━━━━━ Extracted entries ━━━━━

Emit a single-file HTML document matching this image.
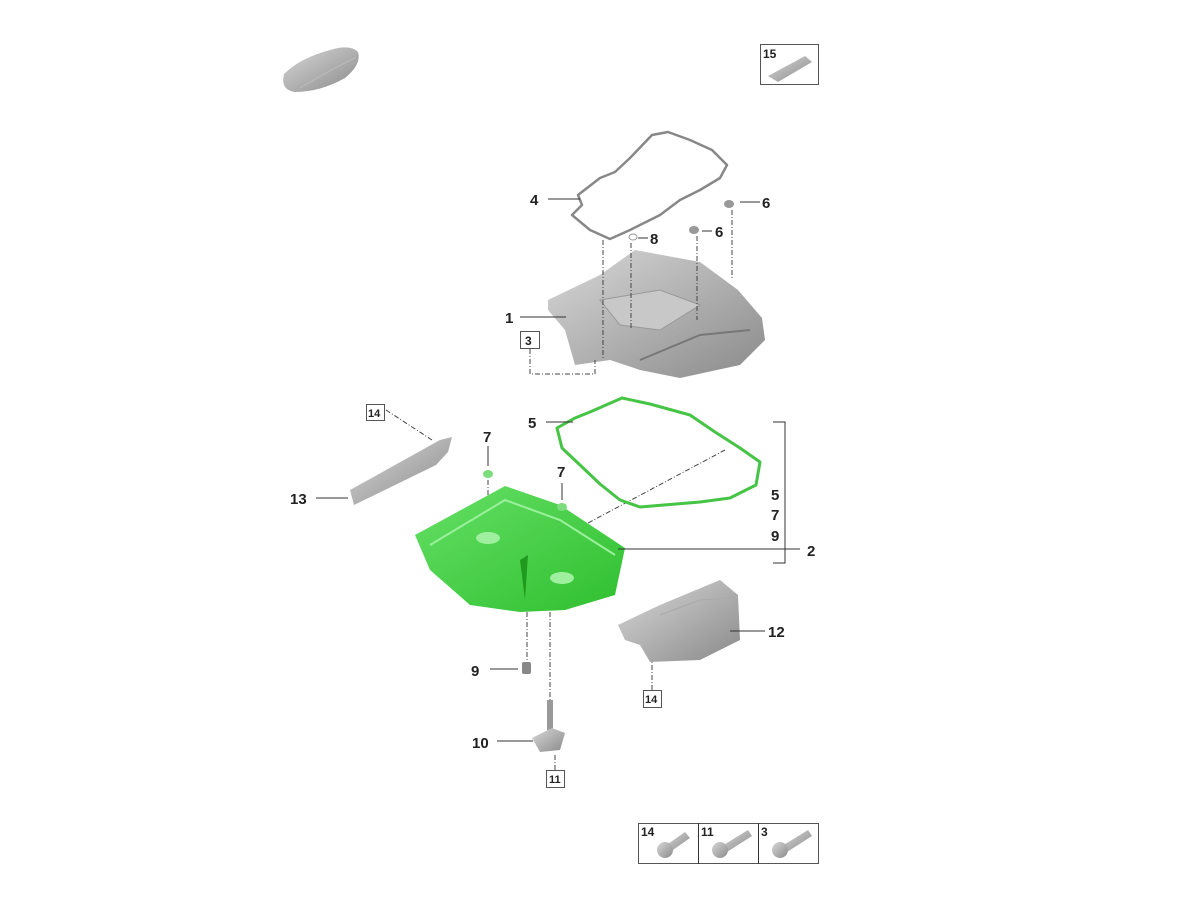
<!DOCTYPE html>
<html><head><meta charset="utf-8"><style>
html,body{margin:0;padding:0;background:#fff;}
svg{display:block}
text{font-family:"Liberation Sans",Arial,sans-serif;font-weight:bold;fill:#222}
</style></head><body>
<svg width="1200" height="900" viewBox="0 0 1200 900" xmlns="http://www.w3.org/2000/svg">
<defs>
<linearGradient id="g" x1="0" y1="0" x2="1" y2="1"><stop offset="0" stop-color="#d8d8d8"/><stop offset="1" stop-color="#8a8a8a"/></linearGradient>
<linearGradient id="gr" x1="0" y1="0" x2="1" y2="1"><stop offset="0" stop-color="#66e066"/><stop offset="1" stop-color="#2fbf2f"/></linearGradient>
</defs>
<!-- car -->
<path d="M284,74 Q300,58 330,50 Q350,44 358,52 Q362,64 345,78 Q320,92 295,92 Q280,90 284,74Z" fill="url(#g)"/>
<path d="M300,88 Q330,70 355,58" stroke="#bbb" fill="none"/>
<!-- 15 box -->
<rect x="760.5" y="44.5" width="58" height="40" fill="#fff" stroke="#555"/>
<text x="763" y="58" font-size="12">15</text>
<path d="M768,76 L805,56 L812,62 L778,82Z" fill="url(#g)"/>
<!-- gasket 4 -->
<path d="M578,195 L600,178 L615,172 L630,158 L652,135 L668,132 L690,140 L712,150 L727,165 L720,178 L700,190 L680,200 L660,215 L630,230 L610,239 L590,230 L572,215 L582,205Z" fill="none" stroke="#888" stroke-width="2.5" stroke-linejoin="round"/>
<line x1="548" y1="199" x2="580" y2="199" stroke="#333"/><text x="530" y="205" font-size="15">4</text>
<!-- small parts 6,8 -->
<ellipse cx="729" cy="204" rx="5" ry="4" fill="#999"/><line x1="740" y1="202" x2="760" y2="202" stroke="#333"/><text x="762" y="208" font-size="15">6</text>
<ellipse cx="694" cy="230" rx="5" ry="4" fill="#999"/><line x1="702" y1="231" x2="712" y2="231" stroke="#333"/><text x="715" y="237" font-size="15">6</text>
<ellipse cx="633" cy="237" rx="4" ry="3" fill="none" stroke="#999"/><line x1="638" y1="238" x2="648" y2="238" stroke="#333"/><text x="650" y="244" font-size="15">8</text>
<!-- upper pan 1 -->
<path d="M548,300 L600,275 L635,250 L700,262 L738,290 L762,318 L765,340 L740,365 L680,378 L640,370 L610,360 L575,365 L565,330 L548,310Z" fill="url(#g)"/>
<path d="M600,300 L660,290 L700,305 L660,330 L620,325Z" fill="#c8c8c8" stroke="#999"/>
<path d="M640,360 L700,335 L750,330" stroke="#777" fill="none" stroke-width="2"/>
<line x1="520" y1="317" x2="566" y2="317" stroke="#333"/><text x="505" y="323" font-size="15">1</text>
<rect x="520.5" y="331.5" width="19" height="17" fill="#fff" stroke="#555"/><text x="525" y="345" font-size="12" font-weight="normal">3</text>
<g stroke="#444" fill="none" stroke-dasharray="5,2,1,2">
<path d="M530,349 V374 H595 V360"/><line x1="603" y1="240" x2="603" y2="360"/>
<line x1="631" y1="243" x2="631" y2="330"/><line x1="697" y1="236" x2="697" y2="320"/><line x1="732" y1="210" x2="732" y2="278"/>
<line x1="725" y1="450" x2="588" y2="523"/>
<line x1="488" y1="480" x2="488" y2="525"/><line x1="562" y1="512" x2="562" y2="575"/>
<line x1="527" y1="612" x2="527" y2="660"/><line x1="550" y1="612" x2="550" y2="700"/>
<line x1="555" y1="755" x2="555" y2="770"/>
<line x1="386" y1="410" x2="432" y2="440"/><line x1="652" y1="625" x2="652" y2="690"/>
</g>
<!-- gasket 5 green -->
<path d="M557,428 L575,418 L590,412 L622,398 L650,404 L690,415 L715,432 L740,448 L760,462 L756,485 L730,498 L700,502 L640,507 L620,500 L600,484 L580,465 L562,448 Z" fill="none" stroke="#45c445" stroke-width="3" stroke-linejoin="round"/>
<line x1="546" y1="422" x2="573" y2="422" stroke="#333"/><text x="528" y="428" font-size="15">5</text>
<!-- bracket -->
<path d="M773,422 H785 V563 H773" fill="none" stroke="#333"/>
<text x="771" y="500" font-size="15">5</text><text x="771" y="520" font-size="15">7</text><text x="771" y="541" font-size="15">9</text>
<!-- green pan 2 -->
<path d="M415,535 L505,486 L560,505 L625,548 L615,595 L565,610 L520,612 L470,605 L430,570Z" fill="url(#gr)"/>
<path d="M430,545 L505,500 L560,520 L615,555" fill="none" stroke="#9af09a" stroke-width="2"/>
<ellipse cx="488" cy="538" rx="12" ry="6" fill="#9ef09e"/><ellipse cx="562" cy="578" rx="12" ry="6" fill="#9ef09e"/>
<path d="M520,560 L528,555 L525,600Z" fill="#1f9a1f"/>
<line x1="618" y1="549" x2="800" y2="549" stroke="#333"/><text x="807" y="556" font-size="15">2</text>
<ellipse cx="488" cy="474" rx="5" ry="4" fill="#7ddc7d"/><line x1="488" y1="446" x2="488" y2="466" stroke="#333"/><text x="483" y="442" font-size="15">7</text>
<ellipse cx="562" cy="507" rx="5" ry="4" fill="#7ddc7d"/><line x1="562" y1="483" x2="562" y2="500" stroke="#333"/><text x="557" y="477" font-size="15">7</text>
<!-- 14 / 13 -->
<rect x="366.5" y="404.5" width="18" height="16" fill="#fff" stroke="#555"/><text x="368" y="417" font-size="11" font-weight="normal">14</text>
<path d="M350,490 L440,440 L452,437 L448,452 L436,465 L354,505Z" fill="url(#g)"/>
<line x1="316" y1="498" x2="348" y2="498" stroke="#333"/><text x="290" y="504" font-size="15">13</text>
<!-- 12 shield -->
<path d="M618,625 L660,605 L720,580 L738,595 L740,640 L700,660 L650,662 L640,645 L625,640Z" fill="url(#g)"/>
<path d="M660,615 L700,600 L730,598" stroke="#aaa" fill="none"/>
<line x1="730" y1="631" x2="765" y2="631" stroke="#333"/><text x="768" y="637" font-size="15">12</text>
<rect x="643.5" y="690.5" width="18" height="17" fill="#fff" stroke="#555"/><text x="645" y="703" font-size="11" font-weight="normal">14</text>
<!-- 9 plug -->
<rect x="522" y="662" width="9" height="12" rx="2" fill="#888"/>
<line x1="490" y1="669" x2="518" y2="669" stroke="#333"/><text x="471" y="676" font-size="15">9</text>
<!-- 10 sensor -->
<rect x="547" y="700" width="6" height="30" fill="#999"/>
<path d="M532,738 L552,728 L565,733 L560,750 L540,752Z" fill="url(#g)"/>
<line x1="497" y1="741" x2="533" y2="741" stroke="#333"/><text x="472" y="748" font-size="15">10</text>
<rect x="546.5" y="770.5" width="18" height="17" fill="#fff" stroke="#555"/><text x="549" y="783" font-size="11" font-weight="normal">11</text>
<!-- bottom boxes -->
<rect x="638.5" y="823.5" width="180" height="40" fill="#fff" stroke="#555"/>
<line x1="698.5" y1="823" x2="698.5" y2="864" stroke="#333"/><line x1="758.5" y1="823" x2="758.5" y2="864" stroke="#333"/>
<text x="641" y="836" font-size="12">14</text><text x="701" y="836" font-size="12">11</text><text x="761" y="836" font-size="12">3</text>
<g fill="url(#g)">
<path d="M665,846 L685,832 L690,838 L670,852Z"/><circle cx="665" cy="850" r="8"/>
<path d="M722,846 L748,830 L752,836 L727,852Z"/><circle cx="720" cy="850" r="8"/>
<path d="M782,846 L808,830 L812,836 L787,852Z"/><circle cx="780" cy="850" r="8"/>
</g>
</svg>
</body></html>
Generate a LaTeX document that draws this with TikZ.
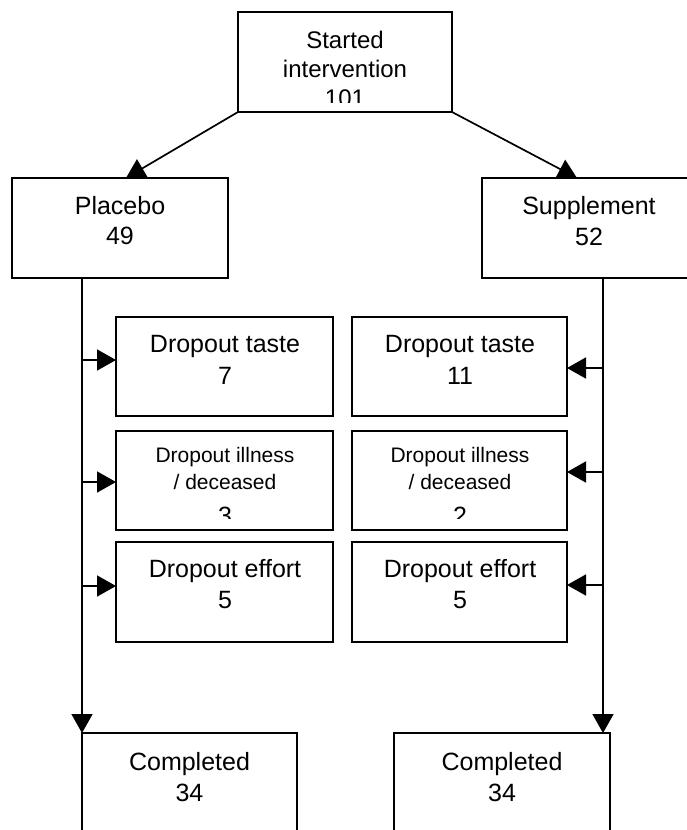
\documentclass[tikz,border=0pt]{standalone}
\usepackage{fontspec}
\setmainfont{Liberation Sans}
\usetikzlibrary{arrows.meta}
\begin{document}
\begin{tikzpicture}[x=1pt,y=-1pt,
  box/.style={draw, line width=1.7pt, fill=white, inner sep=0pt, outer sep=0pt},
  arr/.style={line width=1.7pt, -{Triangle[length=19pt,width=21pt]}},
  plain/.style={line width=1.7pt},
  lbl/.style={anchor=base, inner sep=0pt, font=\fontsize{25}{29}\selectfont},
  lbls/.style={anchor=base, inner sep=0pt, font=\fontsize{24}{29}\selectfont},
  lblt/.style={anchor=base, inner sep=0pt, font=\fontsize{21}{26}\selectfont}]
\useasboundingbox (0,0) rectangle (687,830);
\clip (0,0) rectangle (687,830);
% boxes
\node[box, minimum width=214pt, minimum height=100pt] (top) at (345,62) {};
\node[box, minimum width=216pt, minimum height=100pt] (plc) at (120,228) {};
\node[box, minimum width=218pt, minimum height=100pt] (sup) at (591,228) {};
\node[box, minimum width=217pt, minimum height=99pt] (d1) at (224.5,366.5) {};
\node[box, minimum width=217pt, minimum height=99pt] (d2) at (224.5,480.5) {};
\node[box, minimum width=217pt, minimum height=100pt] (d3) at (224.5,592) {};
\node[box, minimum width=215pt, minimum height=99pt] (e1) at (459.5,366.5) {};
\node[box, minimum width=215pt, minimum height=99pt] (e2) at (459.5,480.5) {};
\node[box, minimum width=215pt, minimum height=100pt] (e3) at (459.5,592) {};
\node[box, minimum width=215pt, minimum height=140pt] (c1) at (189.5,803) {};
\node[box, minimum width=216pt, minimum height=140pt] (c2) at (502,803) {};
% texts
\begin{scope}
\clip (238,12) rectangle (452,102);
\node[lbls] (t1) at (345,48) {Started};
\node[lbls] (t2) at (345,77) {intervention};
\node[lbls] (t3) at (345,106) {101};
\end{scope}
\node[lbl] (p1) at (120,214) {Placebo};
\node[lbl] (p2) at (120,244) {49};
\node[lbl] (s1) at (589,214) {Supplement};
\node[lbl] (s2) at (589,245) {52};
\node[lbl] (a1) at (225,352) {Dropout taste};
\node[lbl] (a2) at (225,384) {7};
\node[lbl] (b1) at (460,352) {Dropout taste};
\node[lbl] (b2) at (460,384) {11};
\node[lblt] (a3) at (225,462) {Dropout illness};
\node[lblt] (a4) at (225,489) {/ deceased};
\node[lblt] (b3) at (460,462) {Dropout illness};
\node[lblt] (b4) at (460,489) {/ deceased};
\begin{scope}
\clip (116,431) rectangle (567,518);
\node[lbl] (a5) at (225,524) {3};
\node[lbl] (b5) at (460,524) {2};
\end{scope}
\node[lbl] (a6) at (225,577) {Dropout effort};
\node[lbl] (a7) at (225,608) {5};
\node[lbl] (b6) at (460,577) {Dropout effort};
\node[lbl] (b7) at (460,608) {5};
\node[lbl] (c1a) at (189.5,770) {Completed};
\node[lbl] (c1b) at (189.5,801) {34};
\node[lbl] (c2a) at (502,770) {Completed};
\node[lbl] (c2b) at (502,801) {34};
% connectors
\draw[arr] (top.south west) -- ([xshift=114pt]plc.north west);
\draw[arr] (top.south east) -- ([xshift=95pt]sup.north west);
\coordinate (pl) at ([xshift=70pt]plc.south west);
\coordinate (sr) at ([xshift=121pt]sup.south west);
\draw[arr] (pl) -- (c1.north west);
\draw[arr] (sr) -- ([xshift=-7pt]c2.north east);
\coordinate (ta) at ([yshift=6.5pt]d1.west);
\coordinate (tb) at ([yshift=-1.5pt]d2.west);
\coordinate (tc) at ([yshift=6pt]d3.west);
\coordinate (ua) at ([yshift=-1.5pt]e1.east);
\coordinate (ub) at ([yshift=8.5pt]e2.east);
\coordinate (uc) at ([yshift=7pt]e3.east);
\draw[arr] (pl |- ta) -- (ta);
\draw[arr] (pl |- tb) -- (tb);
\draw[arr] (pl |- tc) -- (tc);
\draw[arr] (sr |- ua) -- (ua);
\draw[arr] (sr |- ub) -- (ub);
\draw[arr] (sr |- uc) -- (uc);
\end{tikzpicture}
\end{document}
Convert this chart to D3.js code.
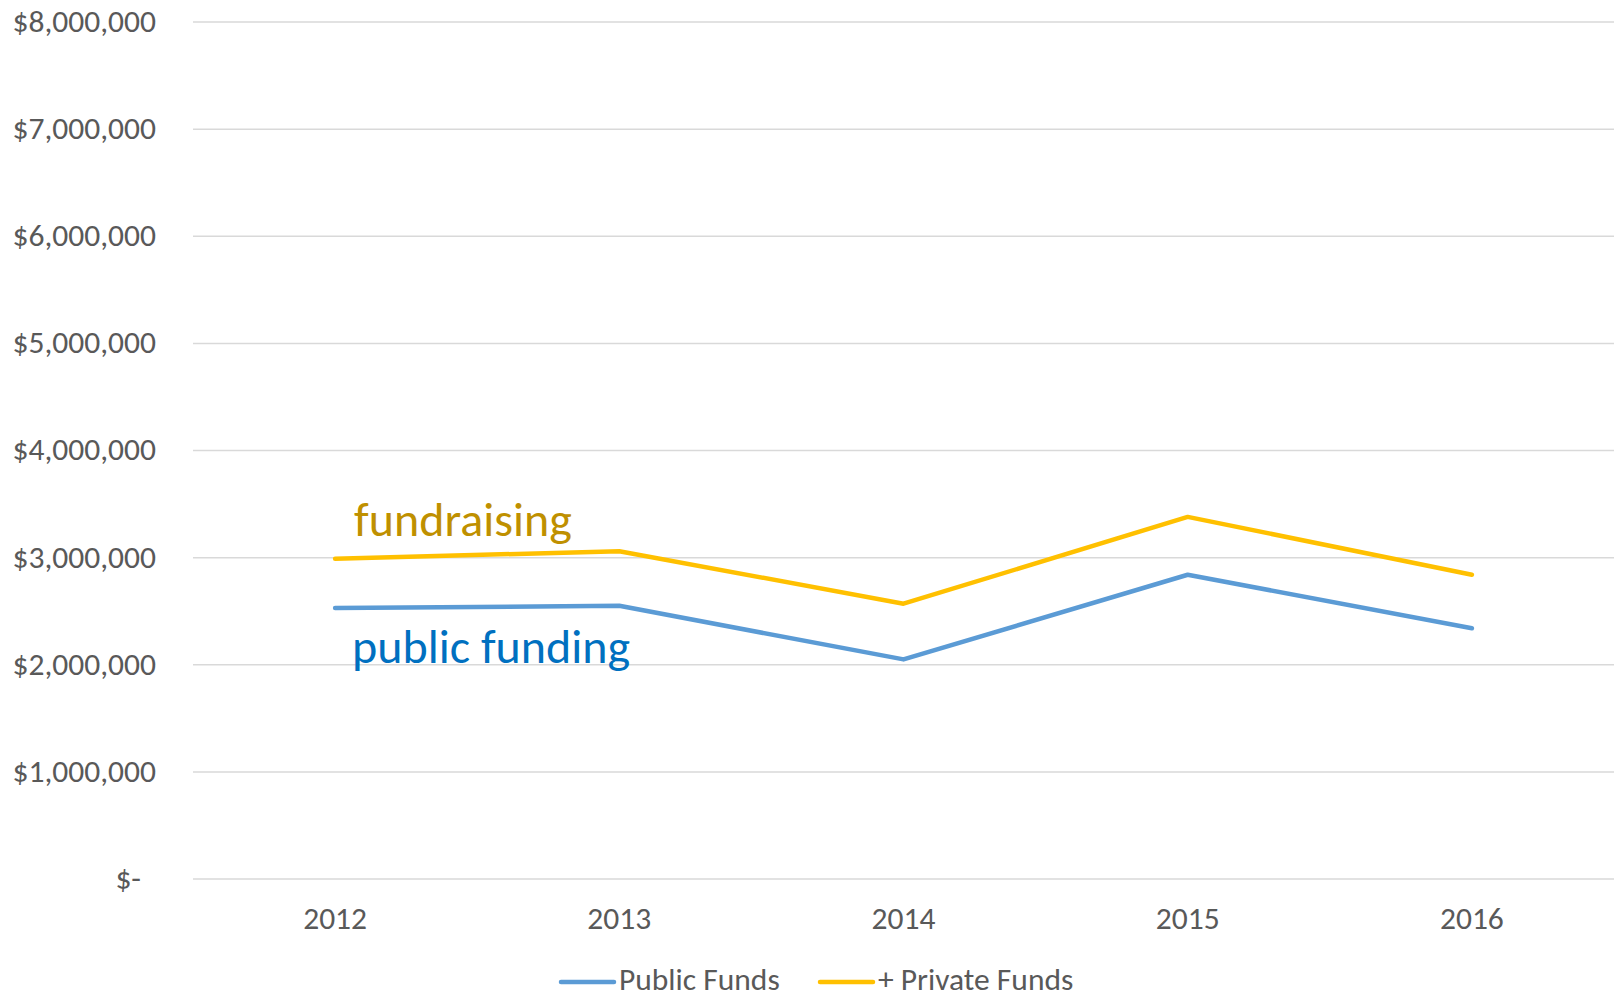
<!DOCTYPE html>
<html><head><meta charset="utf-8">
<script src="https://cdn.jsdelivr.net/npm/d3@7"></script>
<style>
html,body{margin:0;padding:0;background:#fff;}
svg{display:block;font-family:Carlito,Calibri,Lato,"Open Sans",sans-serif;}
</style></head>
<body>
<svg id="chart" width="1619" height="998"></svg>
<script>
const years = ["2012","2013","2014","2015","2016"];
const publicFunds = [2530000, 2550000, 2050000, 2840000, 2340000];
const privateFunds = [2990000, 3060000, 2570000, 3380000, 2840000];
const yTicks = [0,1000000,2000000,3000000,4000000,5000000,6000000,7000000,8000000];
const seriesNames = ["Public Funds","+ Private Funds"];
const seriesColors = ["#5B9BD5","#FFC000"];
const annotations = ["public funding","fundraising"];

(function(){
const svg = d3.select("#chart");
const mLeft = 193, mRight = 1614, mTop = 22, mBottom = 879;
const fs = 31.5;

const x = d3.scaleBand().domain(years).range([mLeft, mRight]);
const y = d3.scaleLinear().domain([0, 8000000]).range([mBottom, mTop]);

const fmt = v => v === 0 ? "$-" : "$" + d3.format(",")(v);

// gridlines
svg.append("g").selectAll("line").data(yTicks).join("line")
  .attr("x1", mLeft).attr("x2", mRight)
  .attr("y1", d => y(d)).attr("y2", d => y(d))
  .attr("stroke", "#D9D9D9").attr("stroke-width", 1.5);

// y axis labels
const yAxis = d3.axisLeft(y).tickValues(yTicks).tickFormat(fmt).tickSize(0).tickPadding(0);
const gy = svg.append("g").attr("transform", `translate(${mLeft-37},0)`).call(yAxis);
gy.select(".domain").remove();
gy.selectAll("text").attr("font-size", fs).attr("fill", "#595959")
  .attr("font-family", "Carlito,Calibri,Lato,sans-serif").attr("dy", "0.3em");
gy.selectAll("text").filter(d => d === 0).attr("dx", -15);

// x axis labels
const xAxis = d3.axisBottom(x).tickSize(0).tickPadding(0);
const gx = svg.append("g").attr("transform", `translate(0,${mBottom+28})`).call(xAxis);
gx.select(".domain").remove();
gx.selectAll("text").attr("font-size", fs).attr("fill", "#595959")
  .attr("font-family", "Carlito,Calibri,Lato,sans-serif");

// lines
const line = d3.line().x((d,i) => x(years[i]) + x.bandwidth()/2).y(d => y(d));
[publicFunds, privateFunds].forEach((s, k) => {
  svg.append("path").datum(s).attr("d", line)
    .attr("fill", "none").attr("stroke", seriesColors[k])
    .attr("stroke-width", 4.5).attr("stroke-linejoin", "round").attr("stroke-linecap", "round");
});

// annotations
const ax = x(years[0]) + x.bandwidth()/2 + 19;
svg.append("text").attr("x", ax).attr("y", y(privateFunds[0]) - 23)
  .attr("font-size", 48).attr("fill", "#BF9000").text(annotations[1]);
svg.append("text").attr("x", ax - 2).attr("y", y(publicFunds[0]) + 55)
  .attr("font-size", 48).attr("fill", "#0070C0").text(annotations[0]);

// legend
const lg = svg.append("g");
const legendItems = [{sx:561, tx:619}, {sx:820, tx:878}];
legendItems.forEach((it, k) => {
  lg.append("line").attr("x1", it.sx).attr("x2", it.sx + 53).attr("y1", 982).attr("y2", 982)
    .attr("stroke", seriesColors[k]).attr("stroke-width", 4.5).attr("stroke-linecap", "round");
  lg.append("text").attr("x", it.tx).attr("y", 979).attr("dy", "0.35em")
    .attr("font-size", fs).attr("fill", "#595959").text(seriesNames[k]);
});
})();
</script>
</body></html>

━━━━━

*What you are asked to do*.
Search the data for "chart". Copy every line that has it.

*Response below*.
Convert this chart to D3.js code.
<svg id="chart" width="1619" height="998"></svg>
const svg = d3.select("#chart");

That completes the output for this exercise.